“bu sabah söyleyecek çok sözüm vardı sana dilimin ucuna bir bir dizdim kelimeleri salınmak için rüzgarı bekleyen yaprak gibiydi her biri sonra… çelme taktı dudaklarım düşündüklerime sustum oysa bu sabah söyleyeceğim çok sözüm vardı sana ey kent! simdi söyle bana yanlış anahtarla, doğru kapı açılır mı?”
Ankara Garı’nın kapısındayım. Kente adım atmama ramak kalmış. Birkaç adım ötesine geçtim mi “yeni başlayan…” olacağım. Ardıma bakıyorum geldiğim yere doğru yol alan bir tren, dumanını tüttüre tüttüre bozkırın bilinmezine karışıyor. Belli belirsiz el sallıyorum, uğurluyorum bir bir vagonları. Ki ben artık buralıyım. Tren kayboluyor kendi yolunda. Etrafımdakiler bir yerlere yetişme telaşı içinde. “İnsanın ne yapacağını bilmesi ne güzel!” diye düşünmeden edemiyorum. Gelen ve giden trenler arasına sıkışmış gibiyim. Teklik duygusu sarınca zihnimi, başım öne düşüyor. Yaşantımı içine tıkıştırdığım valimize bakıyorum. Tüm hayatımı sıkıca elimde tutmuş, kentin giriş kapısında duruyorum. “Şuncacık kapalı bir kutucuğa kendimden, geldiğim yerden ne sığdırmış olabilirim ki?” diye hayıflanıyorum. “Yok yok buralar bana göre değil geri dönmeliyim” derken istasyon memuru ile gözgöze geliyorum. “Getirdiklerimle, burada bulduklarımı sahiden harmanlayabilecek miyim?” diye soruyorum ona. Beni duymuyor. Ayaklarım geri geri giderken, pat diye biri çarpıyor omzuma “Pardon hemşerim ya!” diyor önce. “Hemşerim…” dedi bana diye gülümsüyorum. Bu sefer çıkışıveriyor “Neden yolun ortasında duruyorsun!”…

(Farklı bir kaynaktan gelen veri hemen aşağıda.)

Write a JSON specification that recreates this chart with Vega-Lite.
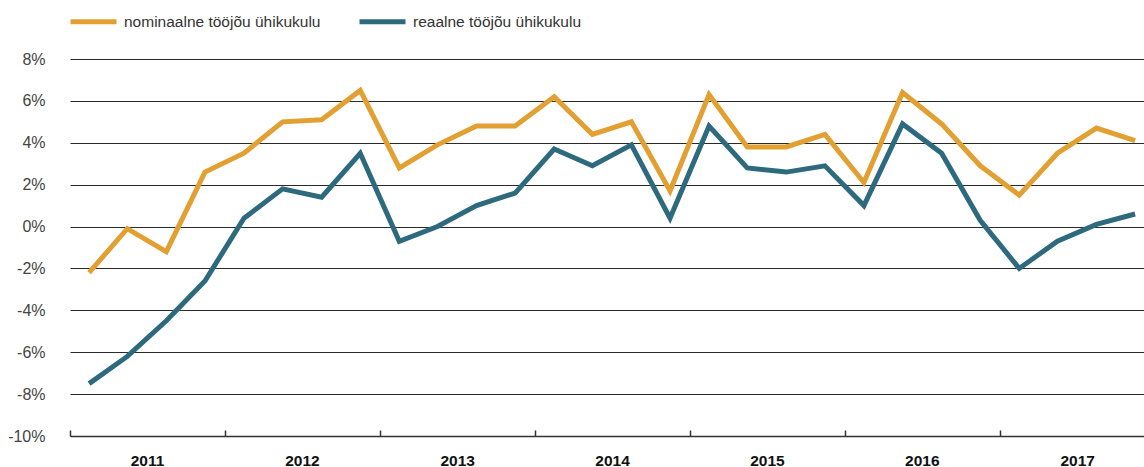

Ankara’dayım. Ankaralıyım. Neredeyse Kale’de dalgalanan bayrak kadar eskiyim burada. Ama hemen her gün yeni bir kente yeniden uyandığımı düşünüyorum. Yeni bir kent ve bilinmezlerle dolu bir yaşama merhaba diyorum. Bildiğim mekanlar bir bir kapanıyor ya da dekor değiştiriyor. En son Akman kapandı. Sadık okurlar Akman haberlerimizi anımsayacaktır. Sonra Flamingo pastanesi’nin dekoru değişti. 40 yıldır gittiğim pastane bana el oldu. Yediğim, içtiğim şeylerin tadı değişti. Kentin ana arterleri metro yapılamama çalışmaları nedeniyle kapatıldı. 40 yıldır gittiğim yolların olmayan alternatiflerinde kayboldum. Her gün kendi kentime yeniden uyanmanın yabancılığını üzerimden nasıl atacağım?
İki ayrı “yeni başlayan” öyküsü okudunuz. Hepsi hikaye deyip geçmeyin. İddia ediyorum biri sizsiniz. Yeni olmak ilgi çekici ve keyifli olabilir. Bir süreliğine bizi kentin karmaşasına karşı korur. Ancak kenti bir istasyon gibi kullanmayıp, içinde nefes alacaksak o vakit mürekkep kokusu çoktan kaçmış Solfasol’ler bize yardımcı olabilir. Hamamönü, Hacıbayram dosyaları “muhafazar makyajla biçimlendirilen, ama hala kendi özünü koruyan kentin arka sokaklarını içinde barındırmaya devam ediyor” diye sesleniyor size. Şehrin sessiz tanıkları heykeller hala yerlerinde. Gördünüz mü? Çiçek isimli apartmanlar, hep aynı harfle başlayan sokak isimleri olan mahalleler… Solfasol’ün cumartesi gezilerine gelenler görebilir. Belki nostalji, belki modernizme direnme ama kentin ortasında bir bostan bile var.
Sahiden kentin altını üstüne getirmişiz. Pasajlar! Ne nerede var biliyor musunuz? Gizli saklı, pahalı, ucuz… İn cin top oynasın size ne! Şehrin perili köşklerinin haritası elinizde. Doğrudur herkes gibi biz de kentin artılarını yazıyoruz. Bardağa dolu tarafından bakıyoruz. Yoksa gri şehirde uzuncadır göç almamış bir yüreğe benzeyen Eylül nasıl yaşanır? İşte her Eylül olduğu gibi bu sarı yaz da da elinizde “Yeni Başlayanlar İçin Ankara…” Keyifli okumalar.